▸ What is needed
Set down the data below from its first line to the line holding "W, H = 796, 603", inclusive; omit all pictures.

start

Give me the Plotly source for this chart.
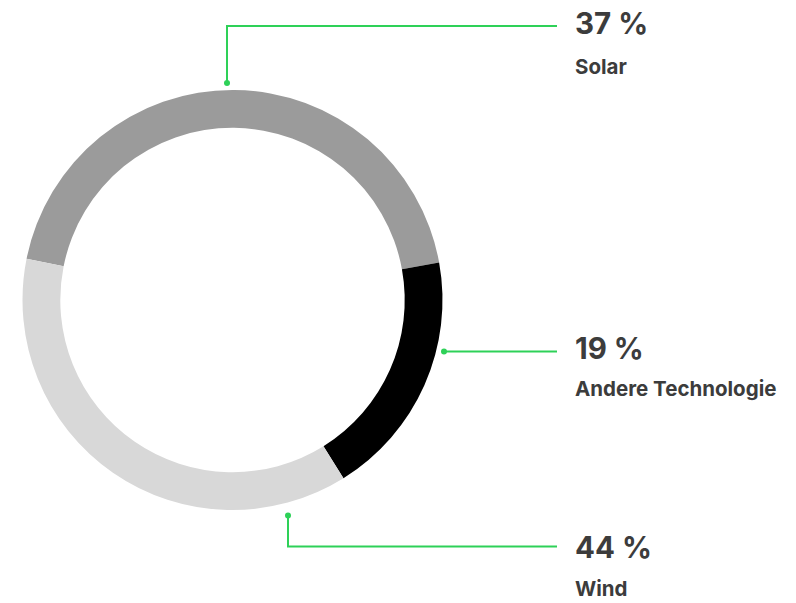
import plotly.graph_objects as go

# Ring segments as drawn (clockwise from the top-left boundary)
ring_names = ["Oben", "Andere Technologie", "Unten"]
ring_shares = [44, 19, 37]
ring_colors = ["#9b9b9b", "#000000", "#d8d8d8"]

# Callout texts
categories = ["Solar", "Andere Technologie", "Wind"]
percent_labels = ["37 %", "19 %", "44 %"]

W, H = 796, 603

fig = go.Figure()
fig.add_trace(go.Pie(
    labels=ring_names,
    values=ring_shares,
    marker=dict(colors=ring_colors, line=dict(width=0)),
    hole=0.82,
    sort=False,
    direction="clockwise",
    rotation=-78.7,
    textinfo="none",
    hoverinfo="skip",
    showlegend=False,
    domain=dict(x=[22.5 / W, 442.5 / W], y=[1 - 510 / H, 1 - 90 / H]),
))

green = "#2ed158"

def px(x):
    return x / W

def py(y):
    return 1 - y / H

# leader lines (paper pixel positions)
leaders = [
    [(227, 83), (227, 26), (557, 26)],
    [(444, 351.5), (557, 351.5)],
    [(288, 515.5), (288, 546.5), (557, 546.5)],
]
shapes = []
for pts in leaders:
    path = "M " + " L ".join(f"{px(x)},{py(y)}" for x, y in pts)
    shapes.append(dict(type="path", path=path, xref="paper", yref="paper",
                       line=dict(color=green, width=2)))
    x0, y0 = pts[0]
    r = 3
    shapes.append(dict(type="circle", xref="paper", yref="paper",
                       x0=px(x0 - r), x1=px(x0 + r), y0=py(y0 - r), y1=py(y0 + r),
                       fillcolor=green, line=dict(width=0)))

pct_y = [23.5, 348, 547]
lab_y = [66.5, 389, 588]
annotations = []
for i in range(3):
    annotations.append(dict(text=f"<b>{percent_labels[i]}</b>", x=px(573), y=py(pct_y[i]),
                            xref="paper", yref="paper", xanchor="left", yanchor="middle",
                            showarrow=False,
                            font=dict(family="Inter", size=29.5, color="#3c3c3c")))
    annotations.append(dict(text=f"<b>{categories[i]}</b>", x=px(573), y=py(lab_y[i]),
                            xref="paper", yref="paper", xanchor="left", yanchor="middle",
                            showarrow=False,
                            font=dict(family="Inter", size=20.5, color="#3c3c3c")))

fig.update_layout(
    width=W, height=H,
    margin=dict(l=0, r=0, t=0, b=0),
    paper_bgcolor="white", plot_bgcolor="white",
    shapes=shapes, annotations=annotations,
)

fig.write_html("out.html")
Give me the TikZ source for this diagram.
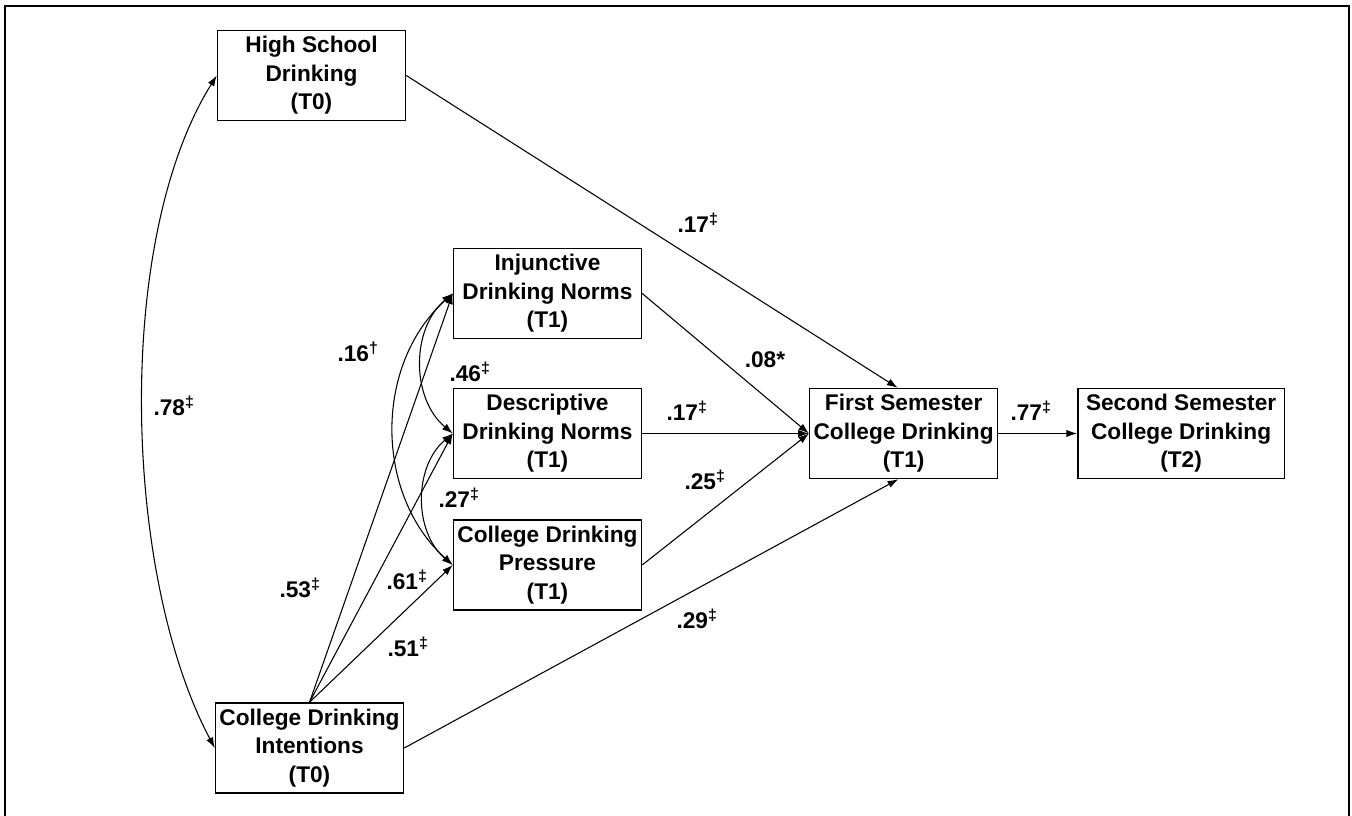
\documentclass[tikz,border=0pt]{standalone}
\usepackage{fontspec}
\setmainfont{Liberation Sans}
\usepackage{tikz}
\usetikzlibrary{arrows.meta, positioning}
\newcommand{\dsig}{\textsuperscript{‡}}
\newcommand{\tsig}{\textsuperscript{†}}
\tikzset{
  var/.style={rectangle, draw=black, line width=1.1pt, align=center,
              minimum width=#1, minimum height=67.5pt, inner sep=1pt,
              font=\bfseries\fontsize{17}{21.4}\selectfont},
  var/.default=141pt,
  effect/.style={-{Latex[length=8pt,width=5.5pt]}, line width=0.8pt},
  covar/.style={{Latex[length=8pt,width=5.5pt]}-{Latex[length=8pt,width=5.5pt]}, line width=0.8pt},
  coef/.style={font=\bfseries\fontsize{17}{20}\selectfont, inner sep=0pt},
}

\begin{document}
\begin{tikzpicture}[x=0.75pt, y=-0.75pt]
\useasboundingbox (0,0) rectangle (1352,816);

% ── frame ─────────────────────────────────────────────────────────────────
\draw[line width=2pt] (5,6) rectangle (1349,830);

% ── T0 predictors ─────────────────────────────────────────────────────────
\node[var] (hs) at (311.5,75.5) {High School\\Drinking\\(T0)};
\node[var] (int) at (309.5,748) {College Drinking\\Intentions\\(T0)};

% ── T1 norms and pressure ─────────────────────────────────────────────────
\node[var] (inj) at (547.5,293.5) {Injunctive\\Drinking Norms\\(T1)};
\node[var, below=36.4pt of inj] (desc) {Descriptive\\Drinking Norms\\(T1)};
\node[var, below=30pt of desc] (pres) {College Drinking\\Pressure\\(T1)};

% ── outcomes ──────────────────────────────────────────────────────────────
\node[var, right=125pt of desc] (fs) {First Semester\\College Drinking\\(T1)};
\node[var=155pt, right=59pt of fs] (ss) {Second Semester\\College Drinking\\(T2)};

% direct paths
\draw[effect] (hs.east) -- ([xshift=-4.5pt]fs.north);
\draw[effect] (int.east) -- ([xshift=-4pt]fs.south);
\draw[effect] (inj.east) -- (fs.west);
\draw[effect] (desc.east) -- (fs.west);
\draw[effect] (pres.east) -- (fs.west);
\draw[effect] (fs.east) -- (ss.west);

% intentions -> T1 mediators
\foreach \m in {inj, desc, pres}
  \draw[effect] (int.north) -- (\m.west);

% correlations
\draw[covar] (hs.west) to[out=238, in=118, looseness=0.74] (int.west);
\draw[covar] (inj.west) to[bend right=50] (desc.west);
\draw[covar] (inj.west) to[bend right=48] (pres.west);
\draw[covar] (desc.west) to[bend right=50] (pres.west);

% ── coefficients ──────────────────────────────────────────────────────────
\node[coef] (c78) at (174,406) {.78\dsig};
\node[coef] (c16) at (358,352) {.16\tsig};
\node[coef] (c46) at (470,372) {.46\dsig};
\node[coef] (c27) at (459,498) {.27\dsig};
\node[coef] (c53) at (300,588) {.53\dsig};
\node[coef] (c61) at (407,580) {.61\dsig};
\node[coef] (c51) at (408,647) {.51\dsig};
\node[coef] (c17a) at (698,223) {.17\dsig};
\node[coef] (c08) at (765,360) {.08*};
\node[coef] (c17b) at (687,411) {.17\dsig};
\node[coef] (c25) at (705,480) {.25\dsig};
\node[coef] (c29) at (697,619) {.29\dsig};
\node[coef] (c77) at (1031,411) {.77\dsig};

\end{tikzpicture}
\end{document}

end

▸ Output of the exercise
Give me the Plotly source for this chart.
import plotly.graph_objects as go

# Ring segments as drawn (clockwise from the top-left boundary)
ring_names = ["Oben", "Andere Technologie", "Unten"]
ring_shares = [44, 19, 37]
ring_colors = ["#9b9b9b", "#000000", "#d8d8d8"]

# Callout texts
categories = ["Solar", "Andere Technologie", "Wind"]
percent_labels = ["37 %", "19 %", "44 %"]

W, H = 796, 603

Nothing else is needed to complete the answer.